Thanks Jack, I actually already have the caps, and I'm using the tanks as singles right now, because of the leak out of the isolation knob. What all is included in the #V-400K kit?
 
Packhorse:
Why? Is the face sealing type really that bad or just uneconomical to repair.
For some strange reason manifolds retail for about $600nz ($400us) here.
I have a OMS that I picked up second hand (unused) for $200nz and just got a barrel thermo for $160nz
Any idea if you can buy blanking plugs for thermo barrel manifolds so I can use them as individual valves?
Sorry for the hijack :)


Personally, I hate the face sealing type. I tried to set up some friend's doubles once and it never seemed right to me.

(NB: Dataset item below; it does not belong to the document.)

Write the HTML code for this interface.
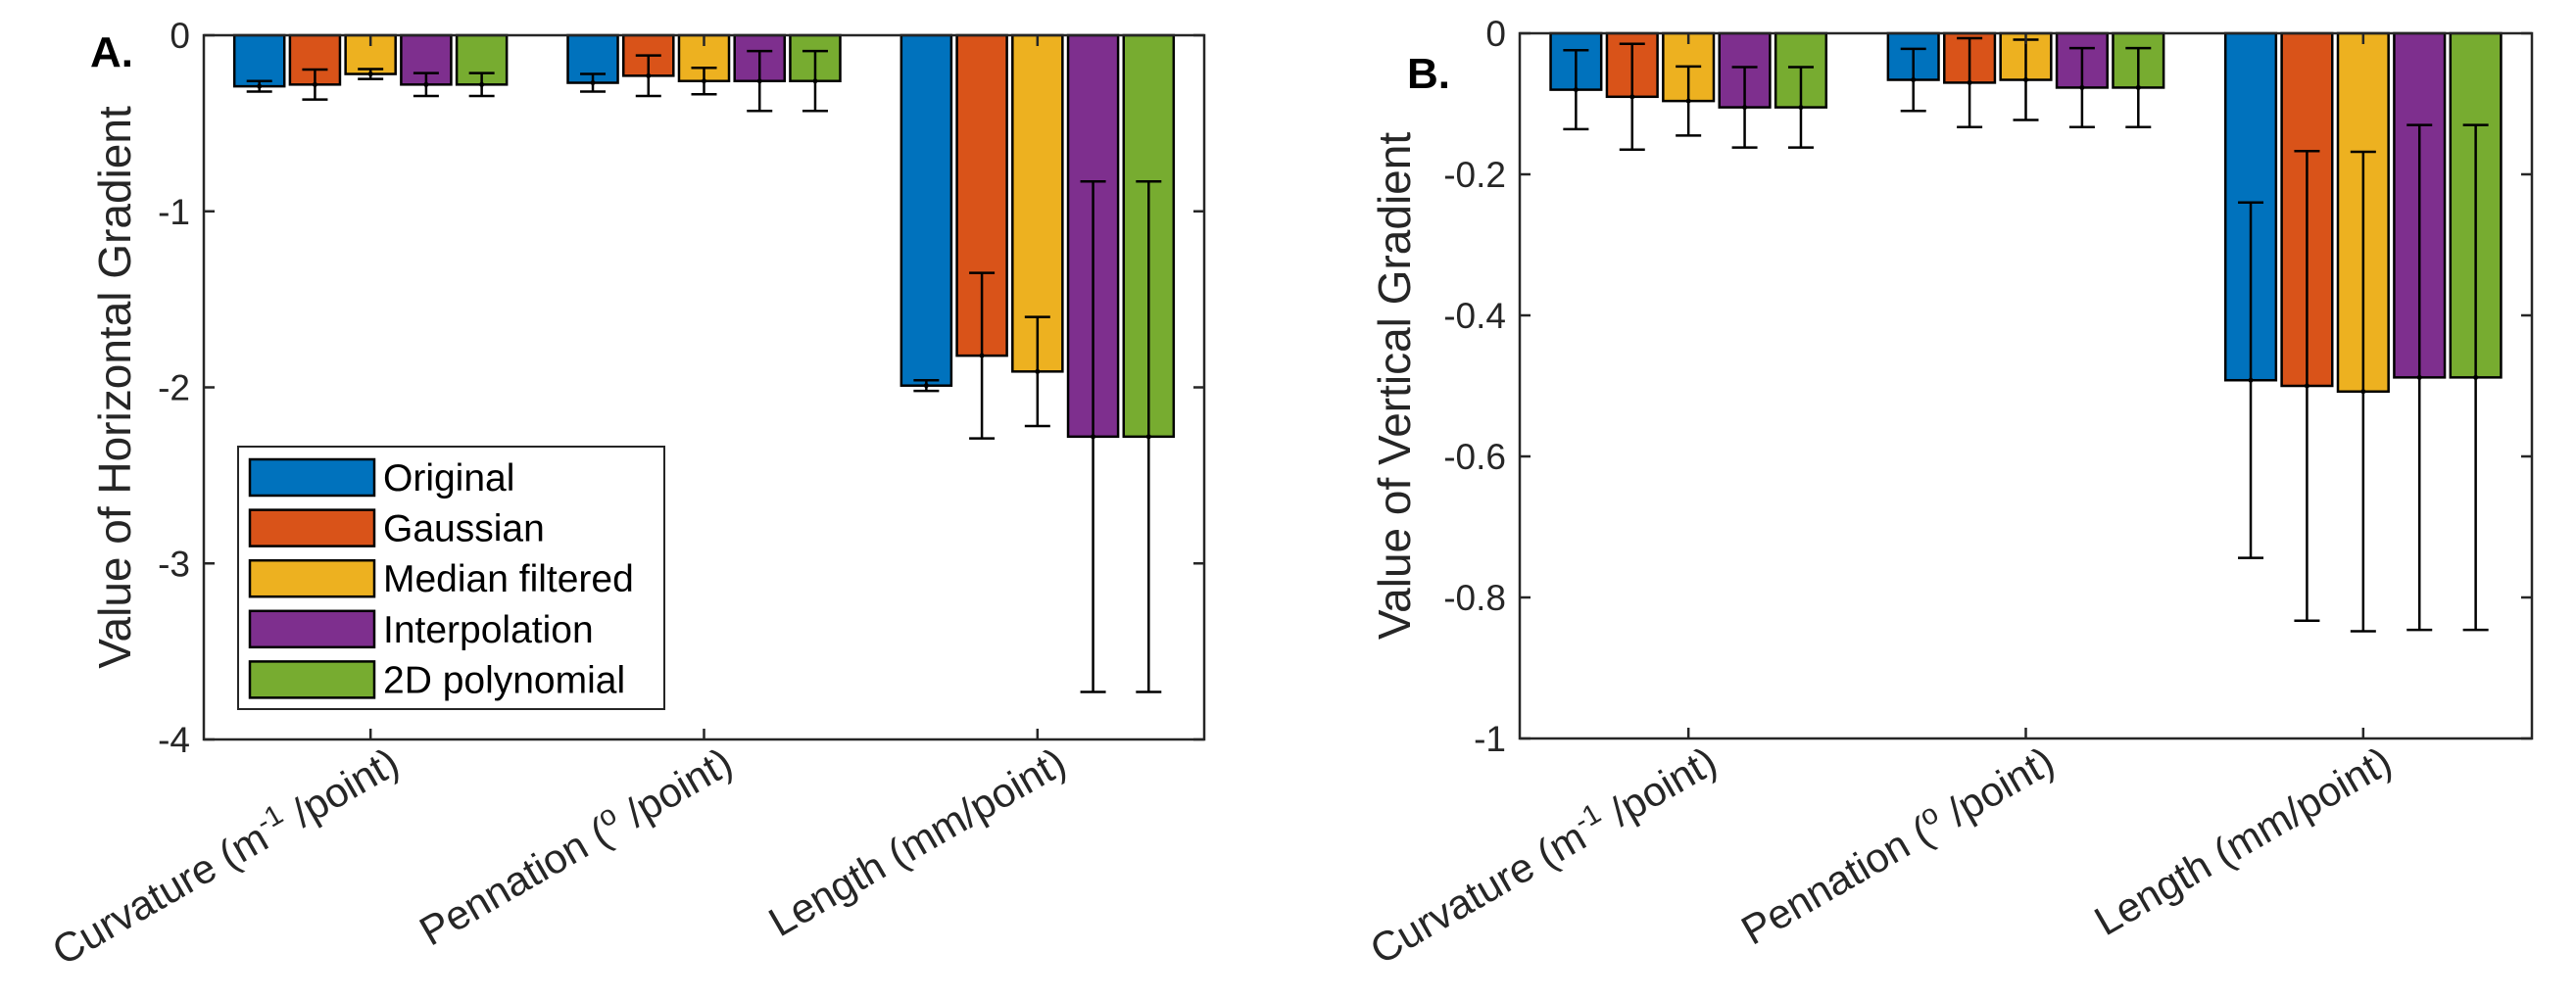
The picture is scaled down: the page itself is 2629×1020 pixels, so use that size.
<!DOCTYPE html>
<html><head><meta charset="utf-8">
<style>
html,body{margin:0;padding:0;background:#fff;}
svg{display:block;font-family:"Liberation Sans",Arial,sans-serif;}
</style></head>
<body>
<svg id="fig" width="2629" height="1020" viewBox="0 0 2629 1020"></svg>
<script>
const categories = ["Curvature (m^-1/point)", "Pennation (o/point)", "Length (mm/point)"];
const seriesNames = ["Original", "Gaussian", "Median filtered", "Interpolation", "2D polynomial"];
const seriesColors = ["#0072BD", "#D95319", "#EDB120", "#7E2F8E", "#77AC30"];
// Panel A: horizontal gradient (rows = categories, cols = series)
const hMeans = [
  [-0.29, -0.28, -0.22, -0.28, -0.28],
  [-0.27, -0.23, -0.26, -0.26, -0.26],
  [-1.99, -1.82, -1.91, -2.28, -2.28]
];
const hErrs = [
  [0.03, 0.085, 0.028, 0.065, 0.065],
  [0.05, 0.115, 0.075, 0.17, 0.17],
  [0.03, 0.47, 0.31, 1.45, 1.45]
];
const hTicks = [0, -1, -2, -3, -4];
// Panel B: vertical gradient
const vMeans = [
  [-0.080, -0.090, -0.096, -0.105, -0.105],
  [-0.066, -0.070, -0.066, -0.077, -0.077],
  [-0.492, -0.500, -0.508, -0.488, -0.488]
];
const vErrs = [
  [0.056, 0.075, 0.049, 0.057, 0.057],
  [0.044, 0.063, 0.057, 0.056, 0.056],
  [0.252, 0.333, 0.340, 0.358, 0.358]
];
const vTicks = [0, -0.2, -0.4, -0.6, -0.8, -1];
const vTickLabels = ["0", "-0.2", "-0.4", "-0.6", "-0.8", "-1"];

const NS = "http://www.w3.org/2000/svg";
const svg = document.getElementById("fig");
function mk(tag, attrs, parent) {
  const e = document.createElementNS(NS, tag);
  for (const k in attrs) e.setAttribute(k, attrs[k]);
  (parent || svg).appendChild(e);
  return e;
}

function drawPanel(p) {
  const g = mk("g", {});
  
  
  const yScale = v => p.top + (p.yMax - v) / (p.yMax - p.yMin) * (p.bottom - p.top);
  const unit = (p.right - p.left) / 3;
  const xCenter = i => p.left + unit * (i + 0.5);
  const step = unit * 0.1667, bw = unit * 0.15;

  for (let c = 0; c < categories.length; c++) {
    for (let s = 0; s < seriesNames.length; s++) {
      const m = p.means[c][s], er = p.errs[c][s];
      const cx = xCenter(c) + (s - 2) * step;
      const y0 = yScale(0), y1 = yScale(m);
      const r = mk("rect", {x: cx - bw / 2, y: Math.min(y0, y1), width: bw, height: Math.abs(y1 - y0),
        fill: seriesColors[s], stroke: "#000", "stroke-width": 2.5}, g);
      
      
      const eg = mk("g", {stroke: "#000", "stroke-width": 2.5}, g);
      
      
      const ya = yScale(m + er), yb = yScale(m - er);
      mk("line", {x1: cx, x2: cx, y1: ya, y2: yb}, eg);
      mk("line", {x1: cx - 13, x2: cx + 13, y1: ya, y2: ya}, eg);
      mk("line", {x1: cx - 13, x2: cx + 13, y1: yb, y2: yb}, eg);
      mk("circle", {cx: cx, cy: y1, r: 2.5, fill: "#000", stroke: "none"}, eg);
    }
  }
  const ax = mk("rect", {x: p.left, y: p.top, width: p.right - p.left, height: p.bottom - p.top,
    fill: "none", stroke: "#262626", "stroke-width": 2.5}, g);
  
  
  p.ticks.forEach((t, i) => {
    const y = yScale(t);
    mk("line", {x1: p.left, x2: p.left + 11, y1: y, y2: y, stroke: "#262626", "stroke-width": 2.5}, g);
    mk("line", {x1: p.right, x2: p.right - 11, y1: y, y2: y, stroke: "#262626", "stroke-width": 2.5}, g);
    const tx = mk("text", {x: p.left - 14, y: y + 13, "text-anchor": "end", "font-size": 37, fill: "#262626"}, g);
    tx.textContent = p.tickLabels[i];
    
    
  });
  for (let c = 0; c < categories.length; c++) {
    const x = xCenter(c);
    mk("line", {x1: x, x2: x, y1: p.bottom, y2: p.bottom - 11, stroke: "#262626", "stroke-width": 2.5}, g);
    mk("line", {x1: x, x2: x, y1: p.top, y2: p.top + 11, stroke: "#262626", "stroke-width": 2.5}, g);
    const ax0 = x + 32, ay0 = p.bottom + 32;
    const tx = mk("text", {x: ax0, y: ay0, "text-anchor": "end", "font-size": 42, fill: "#262626",
      transform: "rotate(-30 " + ax0 + " " + ay0 + ")"}, g);
    
    
    if (c === 0) {
      tx.innerHTML = 'Curvature (m<tspan dy="-16" font-size="29">-1</tspan><tspan dy="16"> /point)</tspan>';
    } else if (c === 1) {
      tx.innerHTML = 'Pennation (<tspan dy="-16" font-size="29">o</tspan><tspan dy="16"> /point)</tspan>';
    } else {
      tx.textContent = categories[c];
    }
  }
  const cy = (p.top + p.bottom) / 2;
  const yl = mk("text", {x: p.ylabX, y: cy, "text-anchor": "middle", "font-size": 46, fill: "#262626",
    transform: "rotate(-90 " + p.ylabX + " " + cy + ")"}, g);
  yl.textContent = p.ylabel;
  
  
  const pl = mk("text", {x: p.letterX, y: p.letterY, "font-size": 44, "font-weight": "bold", fill: "#000"}, g);
  pl.textContent = p.letter;
  
  
}

drawPanel({key: "a", left: 208, right: 1229, top: 36, bottom: 755, yMax: 0, yMin: -4,
  means: hMeans, errs: hErrs, ticks: hTicks, tickLabels: hTicks.map(String),
  ylabel: "Value of Horizontal Gradient", ylabX: 133, letter: "A.", letterX: 92, letterY: 68});
drawPanel({key: "b", left: 1551, right: 2584, top: 34, bottom: 754, yMax: 0, yMin: -1,
  means: vMeans, errs: vErrs, ticks: vTicks, tickLabels: vTickLabels,
  ylabel: "Value of Vertical Gradient", ylabX: 1439, letter: "B.", letterX: 1436, letterY: 90});

const lg = mk("g", {});


mk("rect", {x: 243, y: 456, width: 435, height: 268, fill: "#fff", stroke: "#262626", "stroke-width": 2}, lg);
seriesNames.forEach((n, i) => {
  const y = 469 + i * 51.6;
  const e = mk("g", {}, lg);
  
  
  mk("rect", {x: 255, y: y, width: 127, height: 37, fill: seriesColors[i], stroke: "#000", "stroke-width": 2.5}, e);
  const t = mk("text", {x: 391, y: y + 32, "font-size": 39, fill: "#000"}, e);
  t.textContent = n;
});
</script>
</body></html>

The barrel manifolds are a snap to assemble and get right (at least after your 1st or 2nd try).
 
The parts kits will include all the soft parts to rebuild the valve, packing washer, orings, seat, copper gasket. The critical surfaces are under the bonnet where the packing washer seals and the lip of the bonnet nut that contacts the copper gasket. Check the oring grooves as usual and the orifice that seals against the seat. Any compromises large enough to detect with the naked eye will prevent the surface from sealing.

There are proponents of the barrel seal crossbar and face sealing cross bar. The captured oring face seal is a little more secure but the barrel seal cross bar can accomodate more tank bands because the intercylinder distance can vary.

It's a matter of the right gear for the appropriate job.